With $214,000 in debts, the Friends face certain doom as a society

FMRG President Travis Hunt, Treasurer Marie-Helene Ostiguy and Interim Executive Director Josee Timperio (all seated) address members of the Friends who attended an emergency meeting at Powder Springs Inn on Wednesday evening. Friends of Mount Revelstoke and Glacier photo

It is with profound regret that the board of directors of the Friends of Mount Revelstoke and Glacier National Parks announces it is recommending to the membership that the 25-year-old organization should immediately cease operations.

“The Friends have sustained debts in excess of $214,000,” FMRG President Travis Hunt told a bare quorum of 19 members who attended an emergency meeting of the 168-member group at Powder Springs.

“The vast majority of these 68 individual debts were concealed from the Board of Directors. They came to light only after Treasurer Marie-Helene Ostiguy and Interim Executive Director Josée Timperio went back through the Friends’ records and discovered the true extent of the group’s financial situation.
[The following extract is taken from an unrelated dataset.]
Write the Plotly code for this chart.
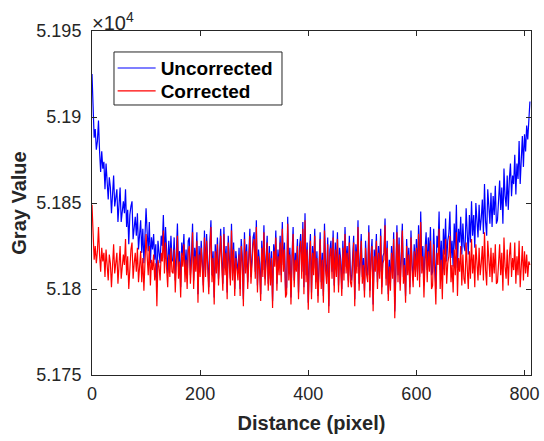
import plotly.graph_objects as go

# Distance (pixel) sample positions
distance = list(range(0, 811, 2))

uncorrected = [
    51925, 51901, 51888, 51893, 51881, 51886, 51898, 51880, 51868, 51880, 51870, 51874, 51858, 51873, 51861,
    51852, 51865, 51859, 51844, 51860, 51866, 51848, 51852, 51858, 51839, 51852, 51859, 51839, 51844, 51851,
    51844, 51858, 51836, 51846, 51826, 51843, 51848, 51851, 51829, 51837, 51842, 51831, 51844, 51823, 51835,
    51840, 51821, 51835, 51815, 51829, 51847, 51833, 51822, 51839, 51815, 51830, 51823, 51832, 51817, 51826,
    51801, 51828, 51823, 51815, 51831, 51825, 51843, 51818, 51836, 51820, 51809, 51828, 51815, 51831, 51817,
    51816, 51830, 51805, 51825, 51838, 51813, 51822, 51801, 51827, 51819, 51832, 51810, 51823, 51806, 51828,
    51830, 51808, 51820, 51838, 51805, 51824, 51815, 51833, 51797, 51825, 51812, 51828, 51816, 51802, 51834,
    51811, 51832, 51817, 51801, 51827, 51840, 51808, 51822, 51795, 51826, 51813, 51830, 51806, 51820, 51835,
    51818, 51803, 51836, 51812, 51825, 51798, 51831, 51816, 51806, 51838, 51809, 51827, 51800, 51822, 51815,
    51809, 51824, 51800, 51829, 51819, 51794, 51833, 51813, 51826, 51804, 51822, 51835, 51807, 51817, 51830,
    51833, 51810, 51840, 51802, 51823, 51815, 51797, 51828, 51811, 51837, 51806, 51820, 51831, 51803, 51825,
    51806, 51822, 51793, 51826, 51817, 51834, 51803, 51823, 51812, 51831, 51808, 51839, 51814, 51827, 51799,
    51801, 51842, 51809, 51824, 51795, 51820, 51836, 51805, 51821, 51814, 51829, 51798, 51825, 51832, 51810,
    51839, 51801, 51844, 51808, 51827, 51792, 51819, 51832, 51798, 51825, 51812, 51835, 51804, 51822, 51796,
    51814, 51833, 51804, 51821, 51796, 51838, 51815, 51807, 51830, 51790, 51823, 51828, 51810, 51834, 51802,
    51827, 51811, 51833, 51802, 51824, 51817, 51800, 51828, 51809, 51836, 51813, 51825, 51805, 51831, 51808,
    51805, 51822, 51831, 51794, 51826, 51813, 51840, 51803, 51821, 51832, 51807, 51818, 51799, 51828, 51812,
    51808, 51837, 51799, 51820, 51829, 51791, 51823, 51814, 51832, 51804, 51825, 51810, 51835, 51801, 51819,
    51821, 51841, 51806, 51828, 51797, 51817, 51803, 51825, 51810, 51833, 51787, 51822, 51837, 51808, 51830,
    51803, 51824, 51838, 51807, 51818, 51796, 51829, 51812, 51824, 51801, 51834, 51815, 51805, 51826, 51811,
    51829, 51810, 51837, 51807, 51845, 51815, 51825, 51802, 51823, 51833, 51811, 51830, 51818, 51836, 51808,
    51810, 51835, 51816, 51800, 51831, 51824, 51845, 51811, 51828, 51805, 51835, 51820, 51841, 51816, 51828,
    51832, 51845, 51818, 51828, 51813, 51838, 51823, 51849, 51812, 51835, 51827, 51842, 51820, 51838, 51825,
    51822, 51847, 51833, 51820, 51843, 51827, 51851, 51831, 51843, 51824, 51850, 51836, 51830, 51849, 51834,
    51841, 51852, 51832, 51861, 51839, 51831, 51858, 51847, 51838, 51856, 51836, 51854, 51843, 51860, 51838,
    51840, 51852, 51863, 51846, 51859, 51838, 51870, 51854, 51848, 51866, 51846, 51864, 51873, 51854, 51866,
    51861, 51878, 51855, 51873, 51864, 51886, 51861, 51879, 51889, 51871, 51890, 51880, 51895, 51887, 51903,
    51909,
]

corrected = [
    51849, 51828, 51817, 51825, 51815, 51822, 51836, 51820, 51810, 51824, 51816, 51821, 51807, 51823, 51813,
    51805, 51820, 51815, 51801, 51818, 51826, 51809, 51814, 51821, 51803, 51817, 51825, 51806, 51812, 51820,
    51814, 51829, 51808, 51819, 51800, 51817, 51823, 51827, 51806, 51815, 51821, 51810, 51824, 51804, 51816,
    51822, 51804, 51818, 51799, 51813, 51832, 51819, 51808, 51825, 51802, 51817, 51811, 51820, 51805, 51815,
    51790, 51817, 51813, 51805, 51821, 51816, 51834, 51809, 51827, 51812, 51801, 51820, 51807, 51824, 51810,
    51809, 51823, 51798, 51818, 51831, 51806, 51816, 51795, 51821, 51813, 51826, 51804, 51817, 51800, 51822,
    51825, 51803, 51815, 51833, 51800, 51819, 51810, 51828, 51792, 51820, 51807, 51824, 51812, 51798, 51830,
    51807, 51828, 51813, 51797, 51823, 51836, 51804, 51818, 51791, 51822, 51809, 51826, 51802, 51816, 51831,
    51814, 51799, 51832, 51808, 51821, 51794, 51827, 51812, 51802, 51834, 51805, 51823, 51796, 51818, 51811,
    51805, 51820, 51796, 51825, 51815, 51790, 51829, 51809, 51822, 51800, 51818, 51831, 51803, 51813, 51826,
    51829, 51806, 51836, 51798, 51819, 51811, 51793, 51824, 51807, 51833, 51802, 51816, 51827, 51799, 51821,
    51802, 51818, 51789, 51822, 51813, 51830, 51799, 51819, 51808, 51827, 51804, 51835, 51810, 51823, 51795,
    51797, 51838, 51805, 51820, 51791, 51816, 51832, 51801, 51817, 51810, 51825, 51794, 51821, 51828, 51806,
    51835, 51797, 51840, 51804, 51823, 51788, 51815, 51828, 51794, 51821, 51808, 51831, 51800, 51818, 51792,
    51810, 51829, 51800, 51817, 51792, 51834, 51811, 51803, 51826, 51786, 51819, 51824, 51806, 51830, 51798,
    51823, 51807, 51829, 51798, 51820, 51813, 51796, 51824, 51805, 51832, 51809, 51821, 51801, 51827, 51804,
    51801, 51818, 51827, 51790, 51822, 51809, 51836, 51799, 51817, 51828, 51803, 51814, 51795, 51824, 51808,
    51804, 51833, 51795, 51816, 51825, 51787, 51819, 51810, 51828, 51800, 51821, 51806, 51831, 51797, 51815,
    51817, 51837, 51802, 51824, 51793, 51813, 51799, 51821, 51806, 51829, 51783, 51818, 51833, 51804, 51826,
    51799, 51820, 51834, 51803, 51814, 51792, 51825, 51808, 51820, 51797, 51830, 51811, 51801, 51822, 51807,
    51824, 51805, 51832, 51801, 51839, 51809, 51819, 51795, 51816, 51826, 51804, 51822, 51810, 51828, 51800,
    51802, 51826, 51807, 51791, 51821, 51814, 51835, 51800, 51817, 51794, 51823, 51808, 51829, 51803, 51815,
    51819, 51831, 51804, 51814, 51798, 51823, 51808, 51833, 51796, 51818, 51810, 51825, 51802, 51820, 51806,
    51803, 51827, 51813, 51800, 51822, 51806, 51829, 51809, 51820, 51801, 51826, 51812, 51805, 51824, 51808,
    51815, 51825, 51805, 51833, 51811, 51802, 51828, 51817, 51807, 51824, 51804, 51821, 51809, 51826, 51803,
    51804, 51816, 51826, 51808, 51821, 51799, 51830, 51813, 51806, 51823, 51802, 51819, 51827, 51807, 51818,
    51811, 51827, 51803, 51819, 51808, 51828, 51801, 51817, 51825, 51805, 51822, 51809, 51820, 51807, 51816,
    51814,
]

y_tickvals = [51750, 51800, 51850, 51900, 51950]
y_ticktext = ["5.175", "5.18", "5.185", "5.19", "5.195"]
x_tickvals = [0, 200, 400, 600, 800]

FONT = "Liberation Sans, Arial, Helvetica, sans-serif"
AX = "#262626"
LEG_FONT = dict(family=FONT, size=19, color="black", weight="bold")

fig = go.Figure()
fig.add_trace(go.Scatter(x=distance, y=uncorrected, mode="lines", name="Uncorrected",
                         line=dict(color="#0000FF", width=1.2), legend="legend"))
fig.add_trace(go.Scatter(x=distance, y=corrected, mode="lines", name="Corrected",
                         line=dict(color="#FF0000", width=1.2), legend="legend2"))

fig.update_layout(
    width=544, height=441,
    margin=dict(l=92, r=13, t=31, b=66, autoexpand=False),
    paper_bgcolor="white", plot_bgcolor="white",
    font=dict(family=FONT, size=18, color=AX),
    showlegend=True,
    legend=dict(x=0.047, y=0.892, xanchor="left", yanchor="middle",
                bgcolor="rgba(0,0,0,0)", borderwidth=0,
                font=LEG_FONT, itemwidth=38),
    legend2=dict(x=0.047, y=0.8256, xanchor="left", yanchor="middle",
                 bgcolor="rgba(0,0,0,0)", borderwidth=0,
                 font=LEG_FONT, itemwidth=38),
    shapes=[dict(type="rect", xref="paper", yref="paper",
                 x0=0.0501, x1=0.4328, y0=0.7849, y1=0.939,
                 line=dict(color=AX, width=1), fillcolor="white", layer="above")],
    xaxis=dict(range=[0, 812], tickvals=x_tickvals, ticks="inside", ticklen=5,
               tickcolor=AX, showline=True, linecolor=AX, linewidth=1, mirror="ticks",
               showgrid=False, zeroline=False, ticklabelstandoff=2, automargin=False,
               tickfont=dict(family=FONT, size=18, color=AX),
               title=dict(text="Distance (pixel)", standoff=13,
                          font=dict(family=FONT, size=20, color=AX, weight="bold"))),
    yaxis=dict(range=[51750, 51950], tickvals=y_tickvals, ticktext=y_ticktext,
               ticks="inside", ticklen=5, tickcolor=AX, showline=True, linecolor=AX,
               linewidth=1, mirror="ticks", showgrid=False, zeroline=False,
               ticklabelstandoff=6, automargin=False,
               tickfont=dict(family=FONT, size=18, color=AX),
               title=dict(text="Gray Value", standoff=4,
                          font=dict(family=FONT, size=20, color=AX, weight="bold"))),
    annotations=[dict(text="\u00d710<sup>4</sup>", xref="paper", yref="paper",
                      x=0, y=1, xanchor="left", yanchor="bottom", showarrow=False,
                      xshift=-2, yshift=-5,
                      font=dict(family=FONT, size=20, color=AX))],
)

fig.write_html("out.html", config={"displayModeBar": False},
               post_script="document.body.style.margin='0px';")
Their findings were presented during an emergency board meeting held on November 23.”

Extensive amounts of money were owed to the Government of Canada for unpaid payroll taxes, contractors who worked to renovate the Balsam Lake store, suppliers, the City of Revelstoke, the Revelstoke Credit Union and other individuals, companies and organizations, many of them local.

On a related note, the organization is being audited by the Canada Revenue Agency because of its non-payment of payroll taxes.

“It’s impossible to make financial decisions when you’re not given the proper information,” Hunt said.

After three hours of sometimes-emotional discussion, directors voted to recommend closure of the organization to the Friends of Mount Revelstoke and Glacier’s membership.

“We’re insolvent and as soon as you’re insolvent you’re bankrupt,” lawyer Constance M. Brothers told the Friends.

Members were visibly shocked and a few were teary-eyed after hearing the true nature of the organization’s plight.

“You guys get to make the ultimate decision,” Hunt said.

With the facts out members started exploring avenues for disposing the Friends’ merchandise and retail.

Suggestions ranged from holding a mammoth fire sale at the Arlington Building or the Community Centre to using the Chamber of Commerce’s empty Visitor Information space at the corner of Orton and Victoria Road.

But first the Friends need to organize a convoy to Rogers’ Pass Centre to bring back all the merchandise in storage up in the Pass.

An e-mail asking for people with vehicles to meet at the RPC this Sunday will be sent to all members within the next couple of days.

As to the actual, formal vote to dissolve of the Friends, that won’t happen until the group can organize a meeting to vote on sometime in early 2013.

During its quarter-century of existence, the Friends have not only helped promote Revelstoke’s two nearby national parks, but worked to raise public awareness about critical environmental issues through organized hikes, bird-watching adventures and events such as the Chickadee Nature Festival.

Based on its current information the organization thinks it may have up to $90,000 in merchandise that it can sell to help pay off some of the debt. However, there is no realistic way to pay all of its debts.